▸ What is required
Exactly reproduce the lines of the listing below from the one containing "Convert this chart to matplotlib code." through the one containing "ax = fig.add_axes([130". Skip the images.

▸ Extracted records
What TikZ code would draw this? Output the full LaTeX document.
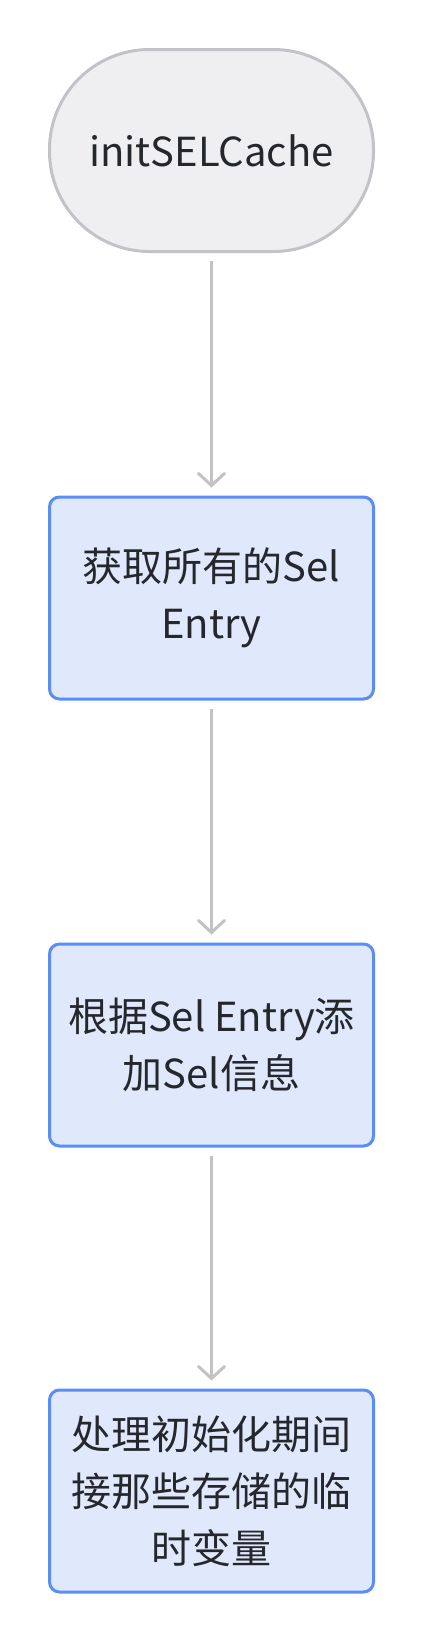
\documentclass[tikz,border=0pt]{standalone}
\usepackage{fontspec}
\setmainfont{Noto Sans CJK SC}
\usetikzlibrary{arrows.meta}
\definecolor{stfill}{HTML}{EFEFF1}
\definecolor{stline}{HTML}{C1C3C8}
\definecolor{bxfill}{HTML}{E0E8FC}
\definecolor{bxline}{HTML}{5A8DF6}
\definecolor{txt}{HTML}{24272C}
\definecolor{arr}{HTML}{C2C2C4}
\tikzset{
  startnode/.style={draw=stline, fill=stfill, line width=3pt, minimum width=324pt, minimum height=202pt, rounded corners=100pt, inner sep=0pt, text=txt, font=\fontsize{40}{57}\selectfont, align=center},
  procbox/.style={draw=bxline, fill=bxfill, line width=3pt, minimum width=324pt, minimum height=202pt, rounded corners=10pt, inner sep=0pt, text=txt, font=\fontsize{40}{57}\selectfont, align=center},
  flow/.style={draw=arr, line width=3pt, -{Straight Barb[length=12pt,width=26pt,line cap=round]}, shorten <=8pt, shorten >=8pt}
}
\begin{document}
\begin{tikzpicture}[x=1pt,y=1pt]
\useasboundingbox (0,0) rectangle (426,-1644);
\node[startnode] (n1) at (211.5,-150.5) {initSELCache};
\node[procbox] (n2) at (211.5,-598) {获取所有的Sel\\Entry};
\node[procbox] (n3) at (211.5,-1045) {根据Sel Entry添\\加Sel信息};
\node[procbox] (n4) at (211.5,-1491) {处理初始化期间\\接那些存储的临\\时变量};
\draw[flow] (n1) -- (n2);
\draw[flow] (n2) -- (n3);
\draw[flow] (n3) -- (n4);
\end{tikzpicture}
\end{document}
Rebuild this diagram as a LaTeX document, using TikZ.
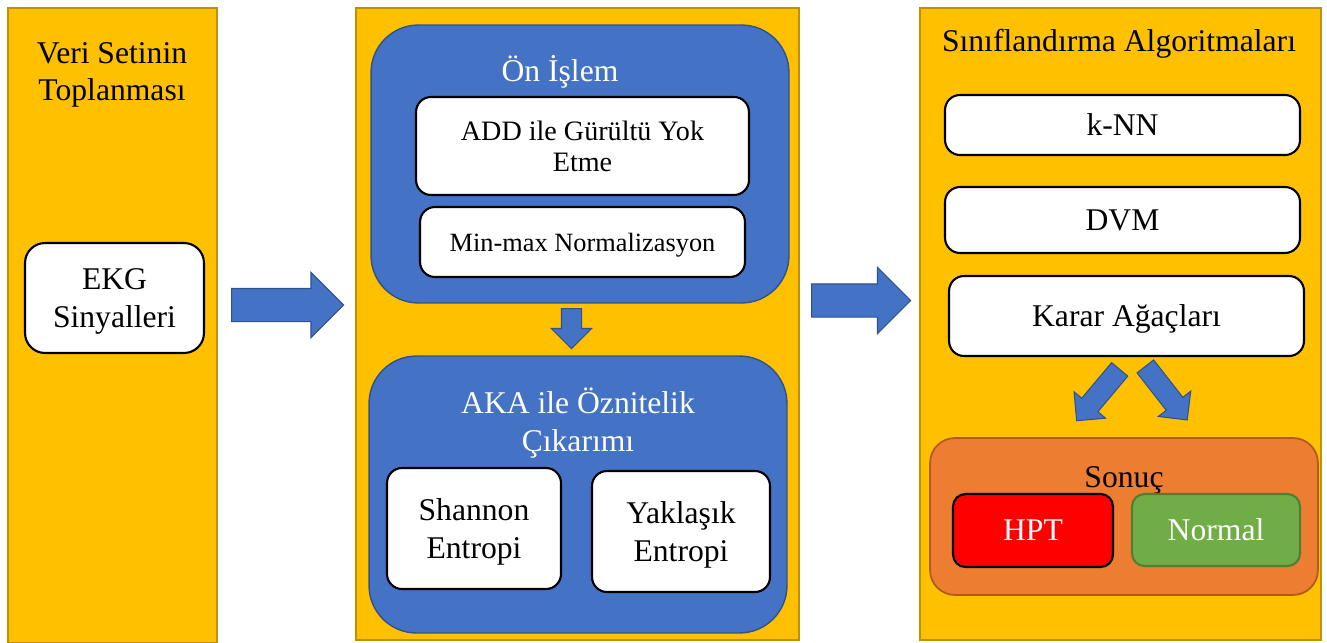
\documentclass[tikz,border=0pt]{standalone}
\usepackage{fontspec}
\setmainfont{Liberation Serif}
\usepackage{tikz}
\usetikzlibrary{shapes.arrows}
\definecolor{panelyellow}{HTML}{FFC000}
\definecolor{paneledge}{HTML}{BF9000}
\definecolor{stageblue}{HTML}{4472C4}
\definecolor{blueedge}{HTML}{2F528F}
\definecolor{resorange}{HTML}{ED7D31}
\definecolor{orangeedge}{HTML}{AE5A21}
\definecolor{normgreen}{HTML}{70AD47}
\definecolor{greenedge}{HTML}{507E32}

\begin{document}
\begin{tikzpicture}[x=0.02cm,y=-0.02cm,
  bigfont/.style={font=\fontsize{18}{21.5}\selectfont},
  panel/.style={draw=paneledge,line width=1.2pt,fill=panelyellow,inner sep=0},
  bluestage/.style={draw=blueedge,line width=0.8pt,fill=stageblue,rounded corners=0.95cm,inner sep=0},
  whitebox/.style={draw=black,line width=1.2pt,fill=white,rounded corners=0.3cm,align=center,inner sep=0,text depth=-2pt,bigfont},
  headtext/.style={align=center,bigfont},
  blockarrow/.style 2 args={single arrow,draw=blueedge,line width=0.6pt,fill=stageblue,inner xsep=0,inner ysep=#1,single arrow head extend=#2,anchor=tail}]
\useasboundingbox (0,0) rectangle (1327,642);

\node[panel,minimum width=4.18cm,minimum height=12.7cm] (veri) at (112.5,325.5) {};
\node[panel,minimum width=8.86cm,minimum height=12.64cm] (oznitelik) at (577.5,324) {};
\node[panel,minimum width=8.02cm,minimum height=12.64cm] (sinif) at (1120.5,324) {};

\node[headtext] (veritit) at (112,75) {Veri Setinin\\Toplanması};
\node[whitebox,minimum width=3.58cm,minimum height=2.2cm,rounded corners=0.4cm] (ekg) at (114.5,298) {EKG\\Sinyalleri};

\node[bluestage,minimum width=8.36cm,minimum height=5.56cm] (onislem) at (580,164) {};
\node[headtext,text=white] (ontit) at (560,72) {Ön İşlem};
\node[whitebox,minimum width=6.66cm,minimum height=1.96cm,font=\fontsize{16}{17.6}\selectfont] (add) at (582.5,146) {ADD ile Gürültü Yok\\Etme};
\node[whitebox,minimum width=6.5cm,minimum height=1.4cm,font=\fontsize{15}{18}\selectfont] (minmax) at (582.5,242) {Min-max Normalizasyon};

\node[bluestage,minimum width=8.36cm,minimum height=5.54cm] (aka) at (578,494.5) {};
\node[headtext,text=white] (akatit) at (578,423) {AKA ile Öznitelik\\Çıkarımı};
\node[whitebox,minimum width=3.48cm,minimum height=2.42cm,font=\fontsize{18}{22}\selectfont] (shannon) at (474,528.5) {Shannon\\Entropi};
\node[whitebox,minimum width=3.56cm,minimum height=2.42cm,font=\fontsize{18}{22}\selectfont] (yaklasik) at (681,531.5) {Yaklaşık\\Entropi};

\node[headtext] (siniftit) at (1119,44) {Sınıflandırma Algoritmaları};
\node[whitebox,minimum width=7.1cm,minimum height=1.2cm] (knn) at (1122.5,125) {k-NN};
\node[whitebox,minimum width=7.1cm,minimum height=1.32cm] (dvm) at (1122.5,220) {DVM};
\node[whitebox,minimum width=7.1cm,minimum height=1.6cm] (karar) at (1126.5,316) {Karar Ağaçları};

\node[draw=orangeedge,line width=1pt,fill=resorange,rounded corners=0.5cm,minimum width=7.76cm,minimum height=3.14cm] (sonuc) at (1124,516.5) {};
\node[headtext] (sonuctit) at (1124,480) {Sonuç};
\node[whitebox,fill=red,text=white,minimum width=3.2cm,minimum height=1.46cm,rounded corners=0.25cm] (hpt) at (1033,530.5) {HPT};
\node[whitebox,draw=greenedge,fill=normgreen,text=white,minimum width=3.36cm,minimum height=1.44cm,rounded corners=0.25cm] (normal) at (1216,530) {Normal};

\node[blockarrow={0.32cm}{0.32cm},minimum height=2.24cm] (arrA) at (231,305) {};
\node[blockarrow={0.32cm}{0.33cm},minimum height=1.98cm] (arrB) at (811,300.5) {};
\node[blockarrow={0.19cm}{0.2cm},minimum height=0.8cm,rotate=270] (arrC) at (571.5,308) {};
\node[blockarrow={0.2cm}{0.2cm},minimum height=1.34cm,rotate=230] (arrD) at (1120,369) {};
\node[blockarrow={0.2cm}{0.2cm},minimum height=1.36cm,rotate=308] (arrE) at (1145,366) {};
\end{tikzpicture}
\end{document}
* * *
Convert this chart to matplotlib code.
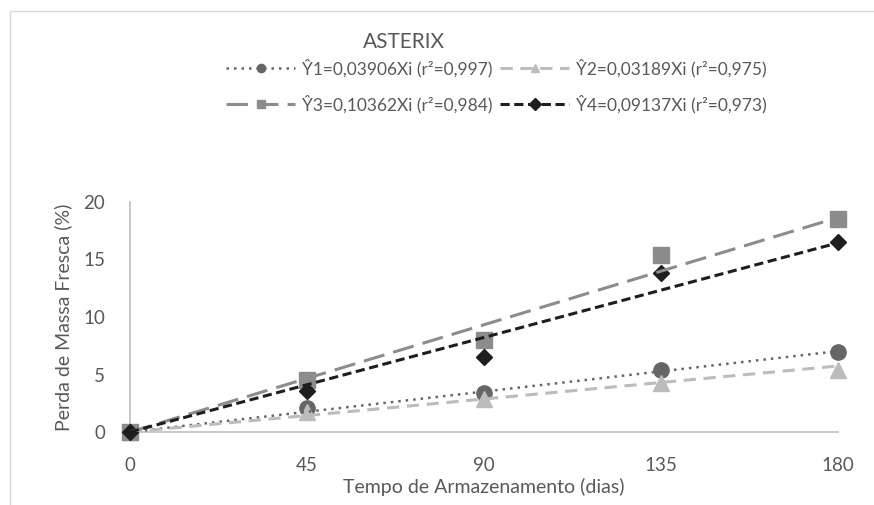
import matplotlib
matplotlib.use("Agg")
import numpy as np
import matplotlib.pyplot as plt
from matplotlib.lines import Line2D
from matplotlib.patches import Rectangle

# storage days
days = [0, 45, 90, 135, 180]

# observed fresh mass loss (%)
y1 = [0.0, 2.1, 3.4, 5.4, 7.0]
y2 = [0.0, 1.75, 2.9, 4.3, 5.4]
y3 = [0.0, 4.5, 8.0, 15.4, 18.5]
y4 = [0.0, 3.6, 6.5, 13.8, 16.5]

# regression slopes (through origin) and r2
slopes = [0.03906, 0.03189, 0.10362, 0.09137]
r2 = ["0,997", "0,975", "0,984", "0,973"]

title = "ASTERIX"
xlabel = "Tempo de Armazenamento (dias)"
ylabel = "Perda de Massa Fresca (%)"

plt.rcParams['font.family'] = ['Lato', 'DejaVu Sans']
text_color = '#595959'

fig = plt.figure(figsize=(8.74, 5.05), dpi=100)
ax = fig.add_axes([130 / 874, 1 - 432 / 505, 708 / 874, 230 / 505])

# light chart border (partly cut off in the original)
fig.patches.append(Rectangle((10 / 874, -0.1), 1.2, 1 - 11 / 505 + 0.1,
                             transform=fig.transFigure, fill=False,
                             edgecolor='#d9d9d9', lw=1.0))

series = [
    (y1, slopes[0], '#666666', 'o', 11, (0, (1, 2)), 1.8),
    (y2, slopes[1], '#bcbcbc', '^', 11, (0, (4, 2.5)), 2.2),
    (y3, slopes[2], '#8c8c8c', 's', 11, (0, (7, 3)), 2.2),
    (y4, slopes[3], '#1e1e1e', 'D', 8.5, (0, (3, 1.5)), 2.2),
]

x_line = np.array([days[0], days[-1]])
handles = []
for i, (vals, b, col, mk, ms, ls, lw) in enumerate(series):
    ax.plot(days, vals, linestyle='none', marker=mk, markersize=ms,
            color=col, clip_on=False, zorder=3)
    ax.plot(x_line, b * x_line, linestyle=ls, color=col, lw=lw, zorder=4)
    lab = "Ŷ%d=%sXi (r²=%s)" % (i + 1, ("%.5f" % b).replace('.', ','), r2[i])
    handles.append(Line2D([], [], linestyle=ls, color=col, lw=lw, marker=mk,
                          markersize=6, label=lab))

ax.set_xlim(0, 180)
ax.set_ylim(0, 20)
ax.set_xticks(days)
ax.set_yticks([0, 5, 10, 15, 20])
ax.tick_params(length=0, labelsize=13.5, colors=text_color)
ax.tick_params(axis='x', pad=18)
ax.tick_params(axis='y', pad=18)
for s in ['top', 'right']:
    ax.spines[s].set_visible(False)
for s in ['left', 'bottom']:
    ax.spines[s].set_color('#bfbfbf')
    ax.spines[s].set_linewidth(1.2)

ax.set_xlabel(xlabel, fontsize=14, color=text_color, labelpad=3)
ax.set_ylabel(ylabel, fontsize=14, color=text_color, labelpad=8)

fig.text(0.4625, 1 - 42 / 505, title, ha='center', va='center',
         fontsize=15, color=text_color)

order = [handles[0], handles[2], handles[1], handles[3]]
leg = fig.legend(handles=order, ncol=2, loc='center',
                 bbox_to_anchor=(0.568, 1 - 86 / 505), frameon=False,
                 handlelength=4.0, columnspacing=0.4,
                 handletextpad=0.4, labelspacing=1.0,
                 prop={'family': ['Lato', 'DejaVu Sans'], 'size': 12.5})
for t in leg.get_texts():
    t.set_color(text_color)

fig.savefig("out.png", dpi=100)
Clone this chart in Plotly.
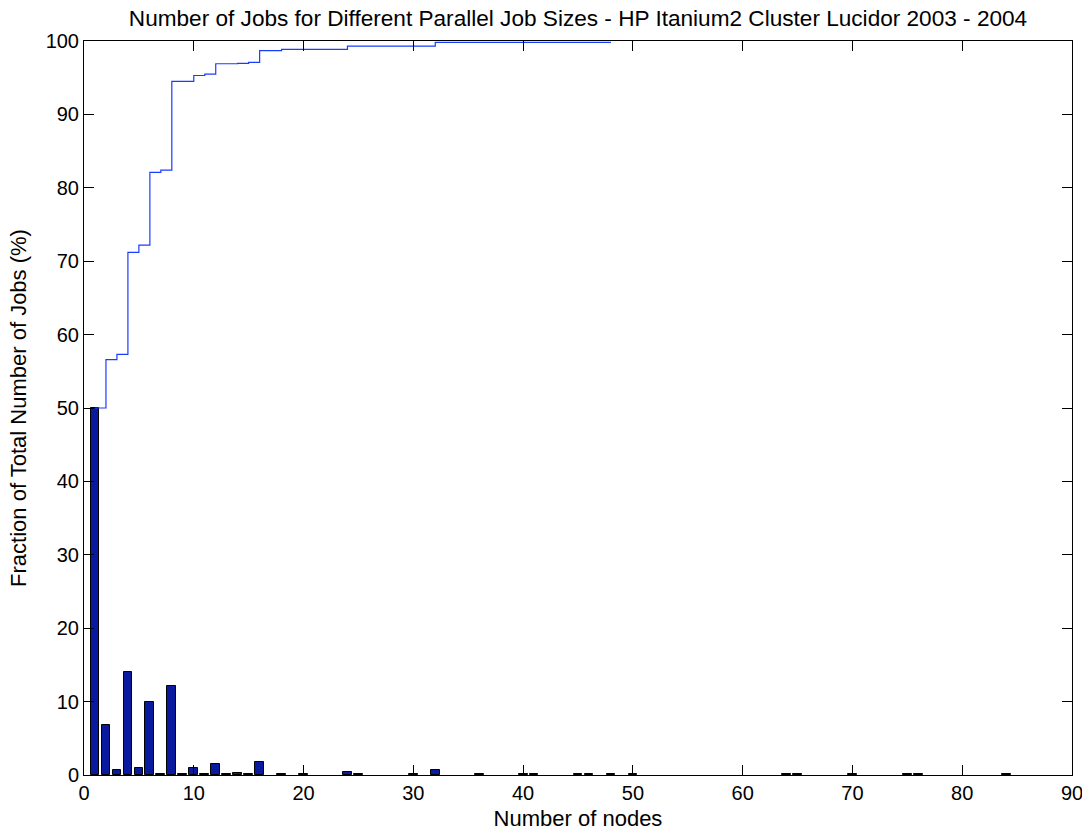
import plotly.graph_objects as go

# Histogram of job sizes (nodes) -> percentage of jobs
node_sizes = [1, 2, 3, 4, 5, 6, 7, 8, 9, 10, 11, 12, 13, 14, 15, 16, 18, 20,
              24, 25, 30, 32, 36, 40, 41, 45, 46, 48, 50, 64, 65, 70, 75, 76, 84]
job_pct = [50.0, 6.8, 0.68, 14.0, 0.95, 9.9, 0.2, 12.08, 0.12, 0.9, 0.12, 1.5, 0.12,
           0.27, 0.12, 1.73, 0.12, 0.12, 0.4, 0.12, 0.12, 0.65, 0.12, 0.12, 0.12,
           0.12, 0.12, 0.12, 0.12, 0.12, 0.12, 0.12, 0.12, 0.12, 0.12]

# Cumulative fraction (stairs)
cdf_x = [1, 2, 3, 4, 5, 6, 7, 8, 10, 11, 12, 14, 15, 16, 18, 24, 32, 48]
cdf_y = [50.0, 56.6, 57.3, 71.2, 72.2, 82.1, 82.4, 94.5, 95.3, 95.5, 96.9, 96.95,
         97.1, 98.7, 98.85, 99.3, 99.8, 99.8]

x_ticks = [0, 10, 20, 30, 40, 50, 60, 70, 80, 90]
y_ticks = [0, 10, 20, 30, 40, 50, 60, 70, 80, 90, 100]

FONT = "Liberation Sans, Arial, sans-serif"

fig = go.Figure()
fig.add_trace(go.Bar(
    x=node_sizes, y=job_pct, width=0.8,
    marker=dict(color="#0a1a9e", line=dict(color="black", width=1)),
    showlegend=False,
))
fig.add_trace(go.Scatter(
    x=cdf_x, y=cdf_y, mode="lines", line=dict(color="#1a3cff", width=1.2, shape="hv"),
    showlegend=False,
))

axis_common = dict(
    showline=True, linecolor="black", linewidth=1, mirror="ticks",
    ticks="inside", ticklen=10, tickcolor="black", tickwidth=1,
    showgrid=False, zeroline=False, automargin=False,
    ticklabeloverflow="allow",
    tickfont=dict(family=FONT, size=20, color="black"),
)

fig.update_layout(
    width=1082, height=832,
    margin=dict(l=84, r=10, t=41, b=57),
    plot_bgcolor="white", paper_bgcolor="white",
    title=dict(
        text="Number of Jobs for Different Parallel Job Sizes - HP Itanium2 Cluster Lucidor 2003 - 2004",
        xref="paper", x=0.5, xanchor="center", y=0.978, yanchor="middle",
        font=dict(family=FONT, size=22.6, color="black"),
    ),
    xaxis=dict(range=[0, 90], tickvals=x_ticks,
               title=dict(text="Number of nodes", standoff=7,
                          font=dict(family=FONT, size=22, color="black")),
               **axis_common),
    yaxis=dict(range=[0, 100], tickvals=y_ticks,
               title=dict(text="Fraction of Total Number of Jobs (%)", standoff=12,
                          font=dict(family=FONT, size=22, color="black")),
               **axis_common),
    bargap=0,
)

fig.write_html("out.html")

▸ Solution to the exercise
Convert this chart to matplotlib code.
import matplotlib
matplotlib.use("Agg")
import numpy as np
import matplotlib.pyplot as plt
from matplotlib.lines import Line2D
from matplotlib.patches import Rectangle

# storage days
days = [0, 45, 90, 135, 180]

# observed fresh mass loss (%)
y1 = [0.0, 2.1, 3.4, 5.4, 7.0]
y2 = [0.0, 1.75, 2.9, 4.3, 5.4]
y3 = [0.0, 4.5, 8.0, 15.4, 18.5]
y4 = [0.0, 3.6, 6.5, 13.8, 16.5]

# regression slopes (through origin) and r2
slopes = [0.03906, 0.03189, 0.10362, 0.09137]
r2 = ["0,997", "0,975", "0,984", "0,973"]

title = "ASTERIX"
xlabel = "Tempo de Armazenamento (dias)"
ylabel = "Perda de Massa Fresca (%)"

plt.rcParams['font.family'] = ['Lato', 'DejaVu Sans']
text_color = '#595959'

fig = plt.figure(figsize=(8.74, 5.05), dpi=100)
ax = fig.add_axes([130 / 874, 1 - 432 / 505, 708 / 874, 230 / 505])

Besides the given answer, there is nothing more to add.